Among her father’s three wives, it was his targeted cruelty towards her own mother that acted as a constant thorn in Borogie’s side. Despite being beaten to a stupor and thrown out of the house repeatedly, Mariama, her mother, resiliently returned each time. She’d wipe her tears and suck in her pride, fully aware she had nowhere else to go with her many children. Borogie, grappling with the shame her mother endured, saw her father as a bully in hindsight, preying on her mother’s vulnerability and ultimately contributing to her demise.

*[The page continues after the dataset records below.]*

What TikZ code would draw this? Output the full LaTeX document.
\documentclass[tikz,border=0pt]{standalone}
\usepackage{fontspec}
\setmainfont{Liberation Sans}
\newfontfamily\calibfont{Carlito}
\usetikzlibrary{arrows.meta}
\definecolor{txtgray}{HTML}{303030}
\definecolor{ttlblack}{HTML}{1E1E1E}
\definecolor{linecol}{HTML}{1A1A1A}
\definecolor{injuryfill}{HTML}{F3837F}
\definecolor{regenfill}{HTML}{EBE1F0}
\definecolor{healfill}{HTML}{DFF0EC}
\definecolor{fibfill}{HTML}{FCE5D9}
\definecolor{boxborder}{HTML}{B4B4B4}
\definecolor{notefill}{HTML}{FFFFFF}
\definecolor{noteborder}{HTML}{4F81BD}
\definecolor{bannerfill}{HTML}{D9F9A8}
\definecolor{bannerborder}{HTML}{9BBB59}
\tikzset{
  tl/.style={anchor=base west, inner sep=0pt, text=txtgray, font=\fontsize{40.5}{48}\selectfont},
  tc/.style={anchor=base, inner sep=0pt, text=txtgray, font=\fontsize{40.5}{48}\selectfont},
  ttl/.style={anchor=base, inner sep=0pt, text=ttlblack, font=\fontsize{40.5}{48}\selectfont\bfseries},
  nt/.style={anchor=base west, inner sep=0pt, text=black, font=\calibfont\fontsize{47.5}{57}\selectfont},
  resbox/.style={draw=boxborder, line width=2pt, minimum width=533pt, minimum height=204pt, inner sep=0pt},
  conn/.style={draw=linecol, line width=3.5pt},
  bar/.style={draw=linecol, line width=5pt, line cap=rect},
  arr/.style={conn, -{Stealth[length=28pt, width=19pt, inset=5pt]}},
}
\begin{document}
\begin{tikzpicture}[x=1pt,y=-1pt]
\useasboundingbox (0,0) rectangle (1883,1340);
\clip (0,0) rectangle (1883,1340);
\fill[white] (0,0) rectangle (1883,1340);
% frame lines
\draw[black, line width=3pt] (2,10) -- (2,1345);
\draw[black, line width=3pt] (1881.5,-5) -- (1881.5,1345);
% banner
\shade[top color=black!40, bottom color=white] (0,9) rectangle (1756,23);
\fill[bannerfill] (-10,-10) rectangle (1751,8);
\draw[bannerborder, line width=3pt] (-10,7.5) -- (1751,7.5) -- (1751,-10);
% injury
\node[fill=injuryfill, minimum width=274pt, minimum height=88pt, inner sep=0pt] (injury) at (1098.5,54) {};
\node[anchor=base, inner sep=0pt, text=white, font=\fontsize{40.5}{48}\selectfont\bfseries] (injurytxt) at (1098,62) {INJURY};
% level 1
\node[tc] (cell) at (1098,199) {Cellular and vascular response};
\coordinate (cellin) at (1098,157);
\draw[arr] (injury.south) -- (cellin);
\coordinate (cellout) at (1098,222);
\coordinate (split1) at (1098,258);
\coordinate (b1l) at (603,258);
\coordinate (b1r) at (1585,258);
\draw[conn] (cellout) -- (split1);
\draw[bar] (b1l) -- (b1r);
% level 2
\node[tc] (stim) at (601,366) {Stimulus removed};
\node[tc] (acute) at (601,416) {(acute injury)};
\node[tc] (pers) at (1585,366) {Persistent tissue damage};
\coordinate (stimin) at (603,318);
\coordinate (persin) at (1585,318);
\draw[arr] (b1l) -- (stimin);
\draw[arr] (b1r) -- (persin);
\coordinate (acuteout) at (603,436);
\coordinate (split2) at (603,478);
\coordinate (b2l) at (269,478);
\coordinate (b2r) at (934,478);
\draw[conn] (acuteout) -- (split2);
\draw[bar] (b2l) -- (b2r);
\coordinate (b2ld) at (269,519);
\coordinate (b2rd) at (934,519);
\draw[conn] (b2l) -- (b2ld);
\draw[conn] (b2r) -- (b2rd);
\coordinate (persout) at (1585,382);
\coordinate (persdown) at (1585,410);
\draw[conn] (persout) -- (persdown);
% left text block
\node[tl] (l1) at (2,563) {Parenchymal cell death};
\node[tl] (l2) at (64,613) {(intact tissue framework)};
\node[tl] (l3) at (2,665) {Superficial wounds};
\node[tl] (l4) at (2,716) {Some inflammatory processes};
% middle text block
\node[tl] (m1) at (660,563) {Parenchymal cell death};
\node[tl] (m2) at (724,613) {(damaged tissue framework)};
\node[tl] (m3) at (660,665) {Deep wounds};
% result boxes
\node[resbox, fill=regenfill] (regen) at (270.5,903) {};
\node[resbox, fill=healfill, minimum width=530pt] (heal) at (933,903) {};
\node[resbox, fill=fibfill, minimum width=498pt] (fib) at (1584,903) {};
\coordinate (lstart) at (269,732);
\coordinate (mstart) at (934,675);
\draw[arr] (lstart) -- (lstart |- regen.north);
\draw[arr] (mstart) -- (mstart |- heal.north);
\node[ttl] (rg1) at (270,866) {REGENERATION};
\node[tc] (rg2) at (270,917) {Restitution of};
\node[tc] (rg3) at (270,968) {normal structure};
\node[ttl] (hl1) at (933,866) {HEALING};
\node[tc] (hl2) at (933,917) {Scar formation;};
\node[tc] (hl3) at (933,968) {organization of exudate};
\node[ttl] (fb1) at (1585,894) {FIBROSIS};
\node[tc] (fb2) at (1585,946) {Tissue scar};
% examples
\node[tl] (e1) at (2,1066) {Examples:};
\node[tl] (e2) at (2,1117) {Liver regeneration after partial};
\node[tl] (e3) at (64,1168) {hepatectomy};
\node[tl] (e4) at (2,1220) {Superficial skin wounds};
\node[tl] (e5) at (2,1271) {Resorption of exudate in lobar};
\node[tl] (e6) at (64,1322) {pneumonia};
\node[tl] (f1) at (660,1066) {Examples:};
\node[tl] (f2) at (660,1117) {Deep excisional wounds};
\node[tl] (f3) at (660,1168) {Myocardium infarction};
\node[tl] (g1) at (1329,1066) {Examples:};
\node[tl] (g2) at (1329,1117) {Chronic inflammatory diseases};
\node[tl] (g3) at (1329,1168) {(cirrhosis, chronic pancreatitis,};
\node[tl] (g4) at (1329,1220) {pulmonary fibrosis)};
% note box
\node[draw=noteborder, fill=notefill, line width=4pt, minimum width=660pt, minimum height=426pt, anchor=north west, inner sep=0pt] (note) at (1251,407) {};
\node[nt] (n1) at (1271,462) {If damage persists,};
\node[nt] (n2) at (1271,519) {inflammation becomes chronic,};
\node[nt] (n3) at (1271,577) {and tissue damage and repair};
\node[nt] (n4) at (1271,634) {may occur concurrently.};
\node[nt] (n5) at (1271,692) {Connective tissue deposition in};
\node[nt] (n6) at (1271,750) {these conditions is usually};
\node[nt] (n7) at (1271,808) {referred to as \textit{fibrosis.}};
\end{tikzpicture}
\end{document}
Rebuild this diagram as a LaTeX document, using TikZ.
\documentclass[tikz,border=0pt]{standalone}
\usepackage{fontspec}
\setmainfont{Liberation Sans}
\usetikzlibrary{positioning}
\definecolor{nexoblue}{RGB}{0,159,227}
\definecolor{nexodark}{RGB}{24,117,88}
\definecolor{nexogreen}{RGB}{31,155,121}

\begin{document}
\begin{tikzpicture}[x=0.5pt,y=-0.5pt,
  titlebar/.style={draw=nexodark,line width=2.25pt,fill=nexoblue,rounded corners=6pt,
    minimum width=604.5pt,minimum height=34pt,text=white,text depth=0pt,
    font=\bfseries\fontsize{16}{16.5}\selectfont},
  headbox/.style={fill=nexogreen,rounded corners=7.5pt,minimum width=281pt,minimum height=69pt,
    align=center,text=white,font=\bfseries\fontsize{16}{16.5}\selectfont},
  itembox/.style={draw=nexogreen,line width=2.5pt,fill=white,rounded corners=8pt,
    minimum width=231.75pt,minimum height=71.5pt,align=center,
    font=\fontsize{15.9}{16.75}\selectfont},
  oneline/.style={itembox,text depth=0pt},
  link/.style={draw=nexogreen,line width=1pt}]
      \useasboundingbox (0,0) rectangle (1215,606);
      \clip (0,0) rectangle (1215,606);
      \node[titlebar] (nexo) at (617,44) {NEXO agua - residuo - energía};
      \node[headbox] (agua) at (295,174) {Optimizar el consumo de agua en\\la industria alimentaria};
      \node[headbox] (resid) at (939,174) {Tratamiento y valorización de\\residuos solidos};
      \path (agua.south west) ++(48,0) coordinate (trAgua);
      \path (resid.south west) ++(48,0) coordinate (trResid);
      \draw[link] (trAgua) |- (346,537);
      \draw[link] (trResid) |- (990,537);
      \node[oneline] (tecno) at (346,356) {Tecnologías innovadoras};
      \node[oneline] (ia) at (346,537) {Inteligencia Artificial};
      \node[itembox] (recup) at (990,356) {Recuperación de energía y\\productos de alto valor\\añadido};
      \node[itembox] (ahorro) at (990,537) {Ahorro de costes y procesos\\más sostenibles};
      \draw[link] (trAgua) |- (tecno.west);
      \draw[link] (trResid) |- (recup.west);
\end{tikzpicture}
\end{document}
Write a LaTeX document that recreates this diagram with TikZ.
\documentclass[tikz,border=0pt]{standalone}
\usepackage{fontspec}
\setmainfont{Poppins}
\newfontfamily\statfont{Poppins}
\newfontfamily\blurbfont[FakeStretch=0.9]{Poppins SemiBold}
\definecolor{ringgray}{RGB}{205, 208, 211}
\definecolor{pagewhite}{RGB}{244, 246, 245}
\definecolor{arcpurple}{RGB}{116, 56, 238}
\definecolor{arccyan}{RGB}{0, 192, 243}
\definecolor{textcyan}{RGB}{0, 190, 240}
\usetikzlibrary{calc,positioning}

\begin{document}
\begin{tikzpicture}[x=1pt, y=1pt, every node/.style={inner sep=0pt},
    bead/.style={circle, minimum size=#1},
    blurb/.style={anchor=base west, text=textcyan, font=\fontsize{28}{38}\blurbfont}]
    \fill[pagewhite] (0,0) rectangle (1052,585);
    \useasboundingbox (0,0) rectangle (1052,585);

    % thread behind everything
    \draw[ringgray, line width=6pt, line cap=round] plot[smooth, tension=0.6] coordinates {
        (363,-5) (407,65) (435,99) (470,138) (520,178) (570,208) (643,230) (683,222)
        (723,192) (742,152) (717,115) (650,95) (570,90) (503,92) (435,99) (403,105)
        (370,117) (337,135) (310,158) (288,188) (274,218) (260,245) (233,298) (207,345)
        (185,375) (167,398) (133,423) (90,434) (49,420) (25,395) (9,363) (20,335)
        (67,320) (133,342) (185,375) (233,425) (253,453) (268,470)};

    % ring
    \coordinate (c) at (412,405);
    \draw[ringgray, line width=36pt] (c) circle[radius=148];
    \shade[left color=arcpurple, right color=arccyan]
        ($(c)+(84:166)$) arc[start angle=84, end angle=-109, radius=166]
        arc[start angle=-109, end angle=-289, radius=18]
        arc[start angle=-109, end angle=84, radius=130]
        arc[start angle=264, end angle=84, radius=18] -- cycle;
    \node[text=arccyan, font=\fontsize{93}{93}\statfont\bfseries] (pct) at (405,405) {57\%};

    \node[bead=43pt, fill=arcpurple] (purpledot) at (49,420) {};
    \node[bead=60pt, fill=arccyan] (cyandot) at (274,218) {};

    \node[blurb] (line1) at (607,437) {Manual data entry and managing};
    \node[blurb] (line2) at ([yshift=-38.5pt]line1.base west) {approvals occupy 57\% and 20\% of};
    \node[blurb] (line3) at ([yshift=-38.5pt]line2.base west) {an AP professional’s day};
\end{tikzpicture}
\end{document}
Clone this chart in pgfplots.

In their complex family dynamic, Borogie recalled how she moved huts to stay with her mother’s elder co-wife, Dabel. It wasn’t a rejection of her own mother but rather an acknowledgment of the contagious nature of shame that seemed to permeate through familial ties. Borogie could not bear the shame she felt as a result of her mother’s mistreatment and shame. Consequently, she found solace in moving to Dabel’s hut, a move driven by a quest to maintain a sense of dignity.

Despite being the most favored wife, Dabel was blessed with only one son, Malang. This circumstance fostered a deep sense of gratitude within Dabel for Borogie’s companionship, leading to a close bond between them. Borogie became an integral part of Dabel’s life growing up, accompanying her everywhere she went. Consequently, in the eyes of the community, Borogie became widely recognized as ‘the daughter of Dabel.’

While pulling out the firewood to cool the simmering soup, Borogie winced in pain, haunted by the memory of abandoning her own mother for Dabel. The weight of the isolation and loneliness her mother must have endured during those times gnawed at Borogie’s conscience. Regret for her past actions and a yearning to treat her mother with the understanding and compassion she deserved filled Borogie’s thoughts.

Amidst the heavy smoke in the kitchen, her daughter Matou repeatedly inquired about her tears, coughing from the fumes. Borogie dismissed it gruffly, leading her children away from the kitchen. Khadja Bobo, satisfied after breastfeeding, slept soundly on her back.

As Borogie dished out the evening meal, a palpable emptiness lingered. Only the soft sounds of her children partaking in the meal echoed through the somber atmosphere, emphasizing the shattered dreams now looming large within Borogie’s heart.

Preparing for bed, Borogie confronted the crossroads ahead, each path offering a distinct narrative for her life. The realization that the narrative was still within her control echoed in the stillness of the night. One thing became clear—Borogie wouldn’t apologize for standing up for herself. The embers of resilience burned brightly within her, a flame known all too well by Yerro, her husband. The day’s events laid bare the fractures in their family but also exposed Borogie’s unwavering strength and determination.

Later that night, after tucking her children into bed, Borogie found herself in the quiet of her room. The weight of the day pressed upon her, and she lay there contemplating the choices that lay ahead. The journey to reshape her narrative and break free from tradition would undoubtedly be arduous, but the fire within her promised self-respect and empowerment.

As the night wore on, she found solace in the knowledge that her story was not yet finished. Unbeknownst to her, the unwritten chapters awaited the pen of her progenitors, and the ink of her resilience would define the path ahead for them. The dawn held the promise of a new beginning, a chance for Borogie to navigate the uncharted territory of a life guided by her own principles and aspirations.